В конце политинформации, в Ленинскую комнату важно и целеустремленно одновременно зашел полковник из политотдела и, величаво оглядев зал, подошел к Таракану и потребовал показать конспект. Не успел капитан Тараканов его послать, как я уже был рядом. К подобным личностям у Таракана была стойкая идиосинкразия, могущая перейти в мордобой. Я объяснил товарищу полковнику, что данные документы выданы мне, как старшему, под расписку, и предъявить их простой член группы может только строго ограниченному количеству должностных лиц, в число которых товарищ полковник не входит. Весьма возмущенный полит-чин впал в истерику, стал кричать о своих полномочиях и грозить всевозможными карами. И тут я, как бы случайно, проговорился, что я сам, как старший группы, могу ему, как старшему по званию, показать свой конспект, но исключительно из своих рук. Нет, на самом деле я выражался еще косноязычнее и запутаннее, но просто повторить это второй раз было невозможно. Просто мне нужно было любым методом отвести политработника от греха и от Таракана подальше.

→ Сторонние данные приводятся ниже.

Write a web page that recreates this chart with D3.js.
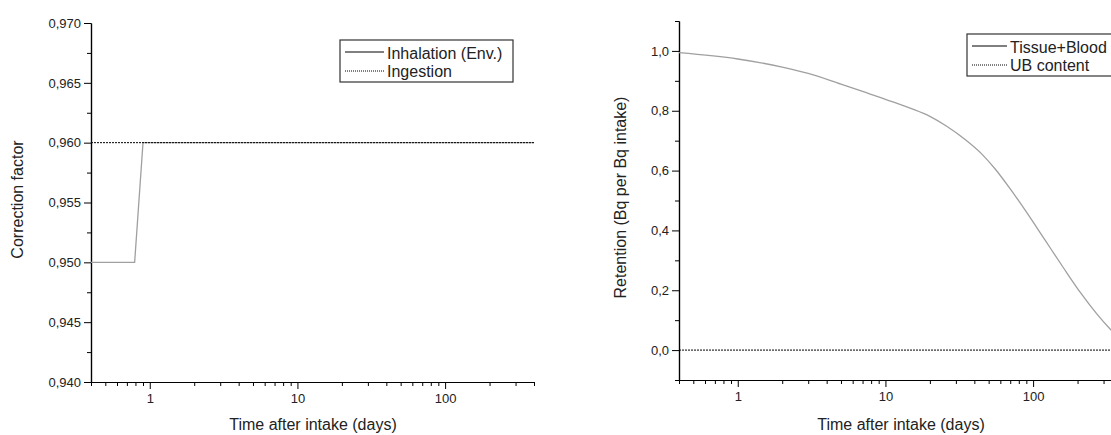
<!DOCTYPE html>
<html>
<head>
<meta charset="utf-8">
<script src="https://cdn.jsdelivr.net/npm/d3@7"></script>
<style>
  body { margin: 0; background: #fff; }
  text { font-family: "Liberation Sans", Arial, sans-serif; fill: #222; }
</style>
</head>
<body>
<div id="canvas"></div>
<script>
"use strict"

/* ---------- DATA ---------- */
// left panel: correction factor vs time (days)
let inhalTime  = [0.4, 0.79, 0.9, 400];
let inhalValue = [0.950, 0.950, 0.960, 0.960];
let ingestTime  = [0.4, 400];
let ingestValue = [0.960, 0.960];

// right panel: retention vs time (days)
let tissueTime  = [0.4, 1, 2, 3, 5, 7, 10, 15, 20, 26, 35, 45, 55, 70, 90, 120, 160, 210, 270, 330, 400];
let tissueValue = [0.994, 0.973, 0.946, 0.925, 0.889, 0.865, 0.838, 0.807, 0.781, 0.748, 0.702, 0.655, 0.607, 0.539, 0.462, 0.369, 0.276, 0.191, 0.121, 0.072, 0.032];
let ubTime  = [0.4, 400];
let ubValue = [0.0, 0.0];

// tick values
let xMajorTicks = [1, 10, 100];
let xMinorTicks = [0.4, 0.5, 0.6, 0.7, 0.8, 0.9, 2, 3, 4, 5, 6, 7, 8, 9,
                   20, 30, 40, 50, 60, 70, 80, 90, 200, 300, 400];
let leftYMajor = [0.940, 0.945, 0.950, 0.955, 0.960, 0.965, 0.970];
let leftYMinor = [0.9425, 0.9475, 0.9525, 0.9575, 0.9625, 0.9675];
let rightYMajor = [0.0, 0.2, 0.4, 0.6, 0.8, 1.0];
let rightYMinor = [-0.1, 0.1, 0.3, 0.5, 0.7, 0.9, 1.1];

let leftLegend  = ["Inhalation (Env.)", "Ingestion"];
let rightLegend = ["Tissue+Blood", "UB content"];

/* ---------- CANVAS ---------- */
let drawing = d3.select("#canvas")
    .append("svg")
    .attr("width", 1111)
    .attr("height", 435);

let locale = d3.formatLocale({ decimal: ",", thousands: ".", grouping: [3], currency: ["", ""] });

/* draw one panel */
function panel(opt) {
  let x = d3.scaleLog().domain([0.4, 400]).range([opt.left, opt.left + 443]);
  let y = d3.scaleLinear().domain(opt.yDomain).range([opt.bottom, opt.top]);

  let g = drawing.append("g");

  // x axis: minor + major ticks
  g.append("g")
    .attr("transform", "translate(0," + opt.bottom + ")")
    .call(d3.axisBottom(x).tickValues(xMinorTicks).tickSize(4).tickSizeOuter(0).tickFormat(""));
  g.append("g")
    .attr("transform", "translate(0," + opt.bottom + ")")
    .call(d3.axisBottom(x).tickValues(xMajorTicks).tickSize(7).tickSizeOuter(0).tickPadding(5)
      .tickFormat(d3.format("d")));

  // y axis
  g.append("g")
    .attr("transform", "translate(" + opt.left + ",0)")
    .call(d3.axisLeft(y).tickValues(opt.yMinor).tickSize(4).tickSizeOuter(0).tickFormat(""));
  g.append("g")
    .attr("transform", "translate(" + opt.left + ",0)")
    .call(d3.axisLeft(y).tickValues(opt.yMajor).tickSize(7).tickSizeOuter(0).tickPadding(3)
      .tickFormat(locale.format(opt.fmt)));

  g.selectAll(".domain").attr("stroke", "#000").attr("stroke-width", 1.2);
  g.selectAll(".tick line").attr("stroke", "#000").attr("stroke-width", 1);
  g.selectAll(".tick text").style("font-size", "13px").style("font-family", "Liberation Sans, Arial, sans-serif").attr("fill", "#222");

  // axis titles
  g.append("text")
    .attr("x", opt.left + 222).attr("y", 430)
    .attr("text-anchor", "middle")
    .style("font-size", "16px")
    .text("Time after intake (days)");
  g.append("text")
    .attr("transform", "translate(" + opt.yTitleX + "," + ((opt.top + opt.bottom) / 2 - 3) + ") rotate(-90)")
    .attr("text-anchor", "middle")
    .style("font-size", "16px")
    .text(opt.yTitle);

  let line = d3.line().x(d => x(d[0])).y(d => y(d[1]));

  // solid grey series
  g.append("path")
    .datum(d3.zip(opt.solidT, opt.solidV))
    .attr("d", line.curve(opt.curve))
    .attr("fill", "none")
    .attr("stroke", "#a0a0a0")
    .attr("stroke-width", 1.3);

  // dotted black series
  g.append("path")
    .datum(d3.zip(opt.dotT, opt.dotV))
    .attr("d", d3.line().x(d => x(d[0])).y(d => y(d[1])))
    .attr("fill", "none")
    .attr("stroke", "#000")
    .attr("stroke-width", 1)
    .attr("stroke-dasharray", "2,1");

  // legend
  let lg = g.append("g").attr("transform", "translate(" + opt.legX + "," + opt.legY + ")");
  lg.append("rect")
    .attr("width", opt.legW).attr("height", 42)
    .attr("fill", "#fff").attr("stroke", "#333").attr("stroke-width", 1.2);
  lg.append("line")
    .attr("x1", 5).attr("x2", opt.legLine).attr("y1", 12).attr("y2", 12)
    .attr("stroke", "#000").attr("stroke-width", 1);
  lg.append("line")
    .attr("x1", 5).attr("x2", opt.legLine).attr("y1", 31).attr("y2", 31)
    .attr("stroke", "#000").attr("stroke-width", 1).attr("stroke-dasharray", "1,1");
  lg.append("text").attr("x", opt.legLine + 3).attr("y", 19).style("font-size", "16px").text(opt.legend[0]);
  lg.append("text").attr("x", opt.legLine + 3).attr("y", 37).style("font-size", "16px").text(opt.legend[1]);
}

/* ---------- LEFT PANEL ---------- */
panel({
  left: 91, top: 23, bottom: 382,
  yDomain: [0.940, 0.970], yMajor: leftYMajor, yMinor: leftYMinor, fmt: ".3f",
  yTitle: "Correction factor", yTitleX: 23,
  solidT: inhalTime, solidV: inhalValue, curve: d3.curveLinear,
  dotT: ingestTime, dotV: ingestValue,
  legX: 340, legY: 40, legW: 173, legLine: 44, legend: leftLegend
});

/* ---------- RIGHT PANEL ---------- */
panel({
  left: 679, top: 21, bottom: 380,
  yDomain: [-0.1, 1.1], yMajor: rightYMajor, yMinor: rightYMinor, fmt: ".1f",
  yTitle: "Retention (Bq per Bq intake)", yTitleX: 626,
  solidT: tissueTime, solidV: tissueValue, curve: d3.curveMonotoneX,
  dotT: ubTime, dotV: ubValue,
  legX: 967, legY: 34, legW: 160, legLine: 40, legend: rightLegend
});
</script>
</body>
</html>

Полковник схавал приманку за обе щеки, и потребовал предъявить мой конспект, что я с радостью сделал. Я раскрыл черную тетрадь, и полковник впился в строки жадным взглядом, и тут розы его на лице, превратились в пепел, а охотничий азарт, сменился неким отупением. Часть конспекта, показанная мною полковнику, имела отношение к Шопенгауэру, и глазам стража социалистической нравственности предстала фраза, которая и более стойкого человека могла ввести в ступор:
"...Когда люди вступают в тесное общение между собой, то их поведение напоминает дикобразов, пытающихся согреться в холодную зимнюю ночь. Им холодно, они прижимаются друг к другу, но чем сильнее они это делают, тем больнее они колют друг друга своими длинными иглами. Вынужденные из-за боли уколов разойтись, они вновь сближаются из-за холода, и так - все ночи напролет..."

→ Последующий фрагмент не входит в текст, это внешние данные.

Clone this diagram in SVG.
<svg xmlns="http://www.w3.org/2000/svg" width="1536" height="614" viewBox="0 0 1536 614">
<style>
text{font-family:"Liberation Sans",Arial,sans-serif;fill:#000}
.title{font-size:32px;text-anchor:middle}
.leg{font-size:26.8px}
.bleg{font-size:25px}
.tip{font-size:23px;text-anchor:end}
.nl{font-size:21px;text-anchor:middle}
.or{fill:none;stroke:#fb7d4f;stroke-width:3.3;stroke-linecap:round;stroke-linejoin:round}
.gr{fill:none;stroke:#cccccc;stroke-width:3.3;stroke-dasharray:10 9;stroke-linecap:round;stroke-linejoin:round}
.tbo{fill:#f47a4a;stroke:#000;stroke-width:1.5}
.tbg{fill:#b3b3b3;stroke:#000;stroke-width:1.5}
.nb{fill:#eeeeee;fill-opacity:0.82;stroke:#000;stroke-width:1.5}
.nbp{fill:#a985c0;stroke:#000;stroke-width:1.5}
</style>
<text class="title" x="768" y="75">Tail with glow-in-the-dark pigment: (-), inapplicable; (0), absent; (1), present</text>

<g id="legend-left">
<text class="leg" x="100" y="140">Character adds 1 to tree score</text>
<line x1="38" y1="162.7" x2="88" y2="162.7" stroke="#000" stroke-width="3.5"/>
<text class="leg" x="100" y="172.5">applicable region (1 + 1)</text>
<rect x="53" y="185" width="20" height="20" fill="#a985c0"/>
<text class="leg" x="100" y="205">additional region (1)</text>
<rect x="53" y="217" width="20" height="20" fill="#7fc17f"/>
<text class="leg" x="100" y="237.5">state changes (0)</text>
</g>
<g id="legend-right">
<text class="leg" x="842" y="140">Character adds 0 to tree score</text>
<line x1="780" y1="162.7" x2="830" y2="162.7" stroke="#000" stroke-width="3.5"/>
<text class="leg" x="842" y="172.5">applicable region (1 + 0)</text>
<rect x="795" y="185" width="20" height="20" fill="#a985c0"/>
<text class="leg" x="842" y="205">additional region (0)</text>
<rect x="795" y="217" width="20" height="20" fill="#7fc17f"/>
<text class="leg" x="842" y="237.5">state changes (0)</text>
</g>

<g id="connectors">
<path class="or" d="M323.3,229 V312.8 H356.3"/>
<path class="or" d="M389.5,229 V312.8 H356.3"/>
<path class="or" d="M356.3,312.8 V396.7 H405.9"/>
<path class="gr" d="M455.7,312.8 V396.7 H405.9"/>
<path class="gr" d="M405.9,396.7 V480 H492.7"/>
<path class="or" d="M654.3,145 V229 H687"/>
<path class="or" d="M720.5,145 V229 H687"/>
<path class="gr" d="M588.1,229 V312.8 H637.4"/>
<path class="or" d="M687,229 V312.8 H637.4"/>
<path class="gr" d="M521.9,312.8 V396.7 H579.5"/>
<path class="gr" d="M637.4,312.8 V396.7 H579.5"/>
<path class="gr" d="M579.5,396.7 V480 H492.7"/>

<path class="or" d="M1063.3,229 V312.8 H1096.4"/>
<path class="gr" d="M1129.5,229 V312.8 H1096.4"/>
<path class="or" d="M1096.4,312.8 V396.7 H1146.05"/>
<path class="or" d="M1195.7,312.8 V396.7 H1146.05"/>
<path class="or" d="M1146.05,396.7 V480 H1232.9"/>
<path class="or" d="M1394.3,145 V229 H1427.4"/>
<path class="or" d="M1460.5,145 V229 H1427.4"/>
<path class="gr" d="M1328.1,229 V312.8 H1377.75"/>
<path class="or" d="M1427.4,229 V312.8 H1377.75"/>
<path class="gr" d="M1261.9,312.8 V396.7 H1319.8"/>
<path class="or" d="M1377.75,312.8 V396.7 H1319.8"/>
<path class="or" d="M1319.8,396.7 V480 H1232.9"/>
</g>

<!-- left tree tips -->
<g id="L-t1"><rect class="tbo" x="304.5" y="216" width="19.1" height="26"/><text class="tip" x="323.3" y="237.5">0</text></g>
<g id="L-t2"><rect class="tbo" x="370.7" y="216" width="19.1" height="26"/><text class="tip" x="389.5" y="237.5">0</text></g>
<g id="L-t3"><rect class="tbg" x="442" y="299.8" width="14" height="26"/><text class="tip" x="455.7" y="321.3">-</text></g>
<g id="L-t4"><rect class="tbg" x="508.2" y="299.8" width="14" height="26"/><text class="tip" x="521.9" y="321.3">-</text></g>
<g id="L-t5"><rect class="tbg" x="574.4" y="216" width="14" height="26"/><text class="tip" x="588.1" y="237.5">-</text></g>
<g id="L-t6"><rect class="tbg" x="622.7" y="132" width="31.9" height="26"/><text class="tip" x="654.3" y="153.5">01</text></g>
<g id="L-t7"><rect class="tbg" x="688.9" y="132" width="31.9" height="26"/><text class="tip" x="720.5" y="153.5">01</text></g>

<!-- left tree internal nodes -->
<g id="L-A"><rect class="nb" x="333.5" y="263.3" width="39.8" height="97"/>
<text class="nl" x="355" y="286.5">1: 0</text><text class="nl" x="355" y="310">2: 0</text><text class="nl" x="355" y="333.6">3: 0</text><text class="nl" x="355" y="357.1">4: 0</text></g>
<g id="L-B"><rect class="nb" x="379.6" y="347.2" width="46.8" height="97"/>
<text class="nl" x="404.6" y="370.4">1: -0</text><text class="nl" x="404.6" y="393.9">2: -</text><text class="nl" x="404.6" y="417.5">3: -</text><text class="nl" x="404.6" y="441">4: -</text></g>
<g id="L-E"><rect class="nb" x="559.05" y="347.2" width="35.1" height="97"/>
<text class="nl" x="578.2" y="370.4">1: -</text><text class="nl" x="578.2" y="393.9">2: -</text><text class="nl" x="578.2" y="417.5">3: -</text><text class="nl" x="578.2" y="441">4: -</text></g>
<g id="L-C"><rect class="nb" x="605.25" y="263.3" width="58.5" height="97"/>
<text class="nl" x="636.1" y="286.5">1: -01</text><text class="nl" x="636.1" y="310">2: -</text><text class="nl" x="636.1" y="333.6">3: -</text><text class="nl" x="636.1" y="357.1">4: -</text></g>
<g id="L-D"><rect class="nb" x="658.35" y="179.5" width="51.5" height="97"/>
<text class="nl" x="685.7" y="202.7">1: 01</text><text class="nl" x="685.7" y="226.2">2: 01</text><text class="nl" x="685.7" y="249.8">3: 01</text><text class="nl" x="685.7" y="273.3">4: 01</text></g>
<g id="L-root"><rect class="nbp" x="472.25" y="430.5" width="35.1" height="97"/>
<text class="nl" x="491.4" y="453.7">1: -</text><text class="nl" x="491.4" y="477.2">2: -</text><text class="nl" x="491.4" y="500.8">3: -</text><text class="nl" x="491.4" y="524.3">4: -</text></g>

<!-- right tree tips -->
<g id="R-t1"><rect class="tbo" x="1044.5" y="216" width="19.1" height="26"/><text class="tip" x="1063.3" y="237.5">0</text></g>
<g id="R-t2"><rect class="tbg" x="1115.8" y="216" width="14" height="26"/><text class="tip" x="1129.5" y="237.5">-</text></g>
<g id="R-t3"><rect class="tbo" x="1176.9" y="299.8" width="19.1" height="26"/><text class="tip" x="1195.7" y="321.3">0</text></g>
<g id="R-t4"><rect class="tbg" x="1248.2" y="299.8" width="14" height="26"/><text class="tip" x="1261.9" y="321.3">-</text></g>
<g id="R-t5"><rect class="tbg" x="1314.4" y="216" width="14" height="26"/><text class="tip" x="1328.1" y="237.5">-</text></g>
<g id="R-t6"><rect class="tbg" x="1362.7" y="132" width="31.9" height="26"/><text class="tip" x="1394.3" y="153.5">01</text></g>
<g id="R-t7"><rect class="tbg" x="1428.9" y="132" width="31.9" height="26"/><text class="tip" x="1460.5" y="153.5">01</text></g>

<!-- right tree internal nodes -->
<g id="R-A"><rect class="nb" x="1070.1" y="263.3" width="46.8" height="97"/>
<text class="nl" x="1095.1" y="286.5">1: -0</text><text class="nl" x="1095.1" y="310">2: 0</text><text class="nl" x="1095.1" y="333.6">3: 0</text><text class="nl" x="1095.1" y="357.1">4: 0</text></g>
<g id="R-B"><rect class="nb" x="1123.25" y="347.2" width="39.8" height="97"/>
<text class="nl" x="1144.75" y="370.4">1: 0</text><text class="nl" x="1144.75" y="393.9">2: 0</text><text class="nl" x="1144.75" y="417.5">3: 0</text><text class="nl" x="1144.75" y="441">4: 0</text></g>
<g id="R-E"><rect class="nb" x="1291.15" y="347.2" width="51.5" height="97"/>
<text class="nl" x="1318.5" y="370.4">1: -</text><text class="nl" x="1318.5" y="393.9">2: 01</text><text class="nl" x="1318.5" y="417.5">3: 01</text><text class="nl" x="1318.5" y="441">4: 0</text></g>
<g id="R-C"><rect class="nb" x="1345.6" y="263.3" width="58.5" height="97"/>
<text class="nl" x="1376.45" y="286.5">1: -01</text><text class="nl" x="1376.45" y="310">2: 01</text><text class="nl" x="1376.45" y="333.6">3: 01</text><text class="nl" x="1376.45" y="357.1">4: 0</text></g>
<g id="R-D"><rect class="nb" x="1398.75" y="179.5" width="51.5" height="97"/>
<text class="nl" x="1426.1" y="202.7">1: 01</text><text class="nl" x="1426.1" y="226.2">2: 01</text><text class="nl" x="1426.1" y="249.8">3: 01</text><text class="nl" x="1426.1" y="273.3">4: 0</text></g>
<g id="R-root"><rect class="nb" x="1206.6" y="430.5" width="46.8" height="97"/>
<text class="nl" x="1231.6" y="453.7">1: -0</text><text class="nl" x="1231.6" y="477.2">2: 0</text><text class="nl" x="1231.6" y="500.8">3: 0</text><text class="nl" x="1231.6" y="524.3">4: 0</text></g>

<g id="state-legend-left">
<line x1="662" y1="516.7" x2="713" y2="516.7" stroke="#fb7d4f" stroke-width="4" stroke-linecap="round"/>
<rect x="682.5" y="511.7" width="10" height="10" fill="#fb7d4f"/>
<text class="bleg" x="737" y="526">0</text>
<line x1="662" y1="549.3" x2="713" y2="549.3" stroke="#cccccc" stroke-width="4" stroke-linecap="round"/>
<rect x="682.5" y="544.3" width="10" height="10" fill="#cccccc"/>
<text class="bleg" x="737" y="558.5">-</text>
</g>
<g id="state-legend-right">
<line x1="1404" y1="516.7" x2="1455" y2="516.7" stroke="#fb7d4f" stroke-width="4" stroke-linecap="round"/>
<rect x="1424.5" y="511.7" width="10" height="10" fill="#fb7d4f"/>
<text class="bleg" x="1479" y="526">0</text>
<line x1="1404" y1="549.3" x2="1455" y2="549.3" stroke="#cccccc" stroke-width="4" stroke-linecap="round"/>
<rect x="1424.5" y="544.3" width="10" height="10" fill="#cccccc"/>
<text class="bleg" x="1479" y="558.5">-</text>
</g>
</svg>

Тут в зал вошел наш преподаватель и, увидев полковника, вопросительно на него посмотрел. Полковник встряхнул головой, чтобы избавиться от буржуазно-философского дурмана, и, широко улыбаясь, направился к выходу. Проходя мимо преподавателя, он успокаивающе похлопал его по плечу, и сказал, как ему думалось негромко, что, мол, был сигнал о том, что тут ходит по рукам тетрадка с анекдотами про членов Политбюро, но к этой группе это отношения не имеет, в чем он самолично убедился.
А нам стало ясно, что причиной сего инцидента был стукачек-ефрейтор, а таких хохмочек мы не спускали никому. Предложений о мере наказаний было много: от утопления в сортире, до выпускания пьяным и голым на утренний развод. Но решили поступить и проще, и коварнее. Как-то, будучи в наряде, ефрейтор рассекал по академии со штыком от АКМа на ремне. Внезапно ему стало плохо. Проходившие мимо "добрые самаритяне" посадили уставшего ефрейтора на деревянную банкетку у стены, где он окончательно в себя и пришел, держа в руке штык на изготовку, а вот ножен от оного и след простыл. Получил он в этот день конечно по самое не хочу. Хотя гораздо меньше, чем получил бы он, пропади штык. А ножны мы спрятали по системе Станиславского. То есть спрятали их, подвесив на веревочке в той самой трубе под бюстом, о котором я говорил в начале истории...
Р.С. Нет, мы конечно не звери. На другой день испытуемый узнал, где спрятаны ножны его оружия. Этой же ночью, он таки уронил несчастный бюст, но нашел свои ножны раньше срока данного ему старшиной.
А Ломброзо так официально нигде и не признали. Наверное, опять интриги.